A holistic approach to design and construction further reduced costs and minimized impacts on the environment. For example, the LPHO lamp technology requires 30 percent less power than the alternative, medium-pressure lamps, reducing energy use and lowering costs. Additionally, the design was carefully developed to maintain gravity flow to the city, avoiding the need for large pumps and associated power use.

Throughout the project, the team carefully limited the facility footprint and construction duration. The surrounding natural areas were also retained and enhanced through extensive wetlands mitigation and visual enhancements at Kensico Reservoir in the town of Mount Pleasant. From start to finish, measures were taken to protect air quality and reduce the facility’s carbon footprint, including using low-sulfur fuels in construction equipment.

Designing for the future
The Catskill-Delaware project team faced numerous challenges, which included selecting the UV system supplier and demonstrating the necessary Crypto log inactivation while the design was ongoing. Meanwhile, to meet the aggressive schedule set forth in the city’s filtration avoidance determination with the EPA, staged construction was used, including a site preparation contract that advanced more than 600,000 cubic yards of mass excavation while the facility’s design was being completed. The UV facility construction was completed on schedule and on budget—meeting the multiple interim milestones established by regulators.

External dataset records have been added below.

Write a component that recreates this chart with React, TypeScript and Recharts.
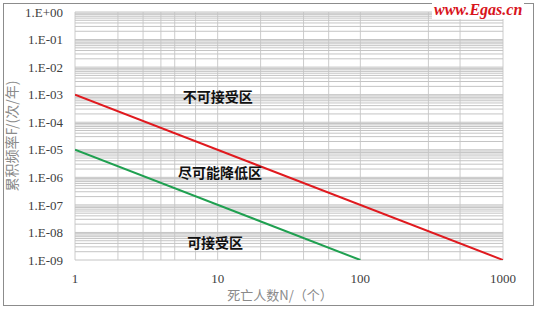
import {
  LineChart, Line, XAxis, YAxis, CartesianGrid, ReferenceDot, ReferenceLine,
} from 'recharts';

// 死亡人数 N
const xTicks = [1, 10, 100, 1000];
const xTickLabels = ['1', '10', '100', '1000'];

// 累积频率 F
const yTicks = [1, 1e-1, 1e-2, 1e-3, 1e-4, 1e-5, 1e-6, 1e-7, 1e-8, 1e-9];
const yTickLabels = [
  '1.E+00', '1.E-01', '1.E-02', '1.E-03', '1.E-04',
  '1.E-05', '1.E-06', '1.E-07', '1.E-08', '1.E-09',
];

// 上限线 (红) / 下限线 (绿)
const upperN = [1, 1000];
const upperF = [1e-3, 1e-9];
const lowerN = [1, 100];
const lowerF = [1e-5, 1e-9];

// 区域标注
const zoneNames = ['不可接受区', '尽可能降低区', '可接受区'];
const zoneN = [10, 10.4, 9.6];
const zoneF = [8.3e-4, 1.4e-6, 4.2e-9];

const upper = upperN.map((n, i) => ({ n, f: upperF[i] }));
const lower = lowerN.map((n, i) => ({ n, f: lowerF[i] }));

// log minor grid: 1..9 within each decade
const minorGrid = (start: number, decades: number) => {
  const out: number[] = [];
  for (let d = 0; d < decades; d++) {
    const base = start * Math.pow(10, d);
    for (let k = 1; k <= 9; k++) out.push(base * k);
  }
  out.push(start * Math.pow(10, decades));
  return out;
};
const vGrid = minorGrid(1, 3);
const hGrid = minorGrid(1e-9, 9);

const serif = 'Liberation Serif, Times New Roman, serif';
const cjk = 'Noto Sans CJK SC, sans-serif';

const labelFor = (ticks: number[], labels: string[], v: number) => {
  const i = ticks.findIndex((t) => Math.abs(Math.log10(t) - Math.log10(v)) < 1e-6);
  return i >= 0 ? labels[i] : String(v);
};

const XTick = (props: any) => (
  <text
    x={props.x}
    y={props.y}
    dy="0.71em"
    textAnchor="middle"
    fill="#404040"
    style={{ fontFamily: serif, fontSize: 13 }}
  >
    {labelFor(xTicks, xTickLabels, props.payload.value)}
  </text>
);

const YTick = (props: any) => (
  <text
    x={props.x}
    y={props.y}
    dy="0.355em"
    textAnchor="end"
    fill="#404040"
    style={{ fontFamily: serif, fontSize: 13 }}
  >
    {labelFor(yTicks, yTickLabels, props.payload.value)}
  </text>
);

export default function App() {
  return (
    <div
      style={{
        position: 'absolute', left: 0, top: 0, width: 538, height: 310,
        background: '#fff',
      }}
    >
      <div
        style={{
          position: 'absolute', left: 3, top: 3, width: 529, height: 301,
          border: '1px solid #8c8c8c',
        }}
      />
      <LineChart
        width={538}
        height={310}
        margin={{ top: 12, right: 35, bottom: 0, left: 0 }}
      >
        <CartesianGrid
          horizontal={false}
          vertical={{ stroke: '#a8a8a8' }}
          verticalValues={vGrid}
          strokeWidth={1}
        />
        {hGrid.map((v) => (
          <ReferenceLine
            key={v}
            y={v}
            stroke="#c4c4c4"
            strokeWidth={1}
            ifOverflow="visible"
          />
        ))}
        <XAxis
          dataKey="n"
          type="number"
          scale="log"
          domain={[1, 1000]}
          ticks={xTicks}
          axisLine={false}
          tickLine={false}
          tickMargin={8}
          height={50}
          allowDataOverflow
          tick={<XTick />}
          label={{
            value: '死亡人数N/（个）',
            position: 'insideBottom',
            offset: 10,
            dx: -9,
            fill: '#8a8a8a',
            fontSize: 13,
            style: { fontFamily: cjk },
          }}
        />
        <YAxis
          dataKey="f"
          type="number"
          scale="log"
          domain={[1e-9, 1]}
          ticks={yTicks}
          axisLine={false}
          tickLine={false}
          tickMargin={6}
          width={75}
          allowDataOverflow
          tick={<YTick />}
          label={{
            value: '累积频率F/(次/年)',
            angle: -90,
            position: 'insideLeft',
            offset: 12,
            fill: '#8a8a8a',
            fontSize: 14,
            style: { textAnchor: 'middle', fontFamily: cjk },
          }}
        />
        <Line
          data={upper}
          dataKey="f"
          stroke="#e0191e"
          strokeWidth={2}
          dot={false}
          isAnimationActive={false}
        />
        <Line
          data={lower}
          dataKey="f"
          stroke="#1fa050"
          strokeWidth={2}
          dot={false}
          isAnimationActive={false}
        />
        {zoneNames.map((name, i) => (
          <ReferenceDot
            key={name}
            x={zoneN[i]}
            y={zoneF[i]}
            r={0}
            fill="none"
            stroke="none"
            label={{
              value: name,
              position: 'center',
              fill: '#111',
              fontSize: 14,
              fontWeight: 600,
              style: { fontFamily: cjk },
            }}
          />
        ))}
      </LineChart>
      <div
        style={{
          position: 'absolute', left: 432, top: 1, padding: '0 2px',
          background: '#fff', color: '#d8141c', fontFamily: serif,
          fontStyle: 'italic', fontWeight: 'bold', fontSize: 16, lineHeight: '18px',
        }}
      >
        www.Egas.cn
      </div>
    </div>
  );
}
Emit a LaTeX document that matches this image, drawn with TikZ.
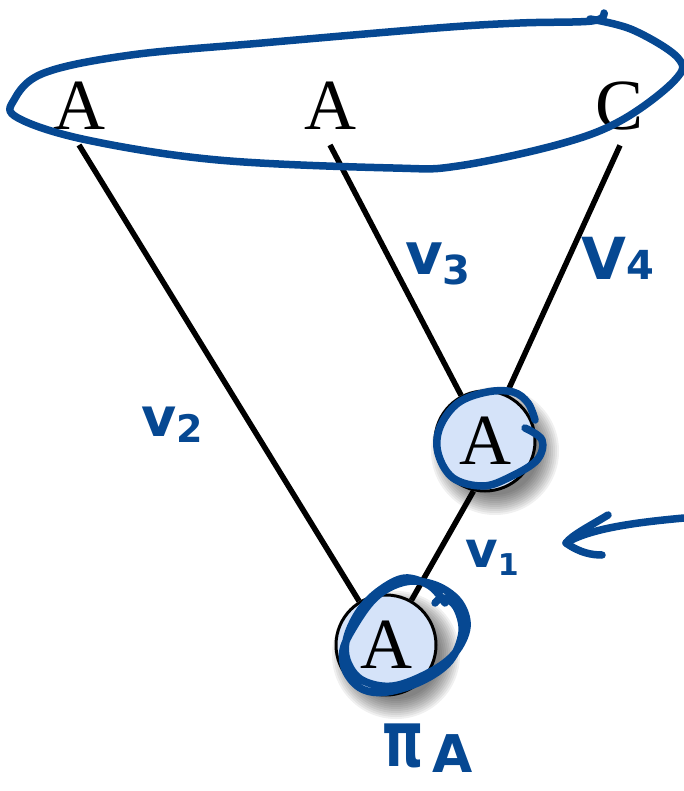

Quality control was ensured using a 3D model of the designed facility, identifying potential conflicts during the early stages of construction that enabled timely action to resolve issues and complete the project on schedule. In addition, 4D modeling used by the general contractor integrated a schedule component to more efficiently sequence work activities across the site. The facility’s innovative design also allows for a future, 2-billion-gallon-per-day filtration plant to be built on the same site if necessary, while maintaining gravity flow and avoiding energy-intensive, costly pumping. It provides a separate UV treatment system for the host community, and a connection for future UV treated water by neighboring communities.

“Implementing UV at Catskill-Delaware advances the application of this technology across the industry, and sets an example in sustainable infrastructure. The facility maintains the city’s legacy for providing safe, clean water to its consumers in an energy-efficient and environmentally responsible way,” says Kroll.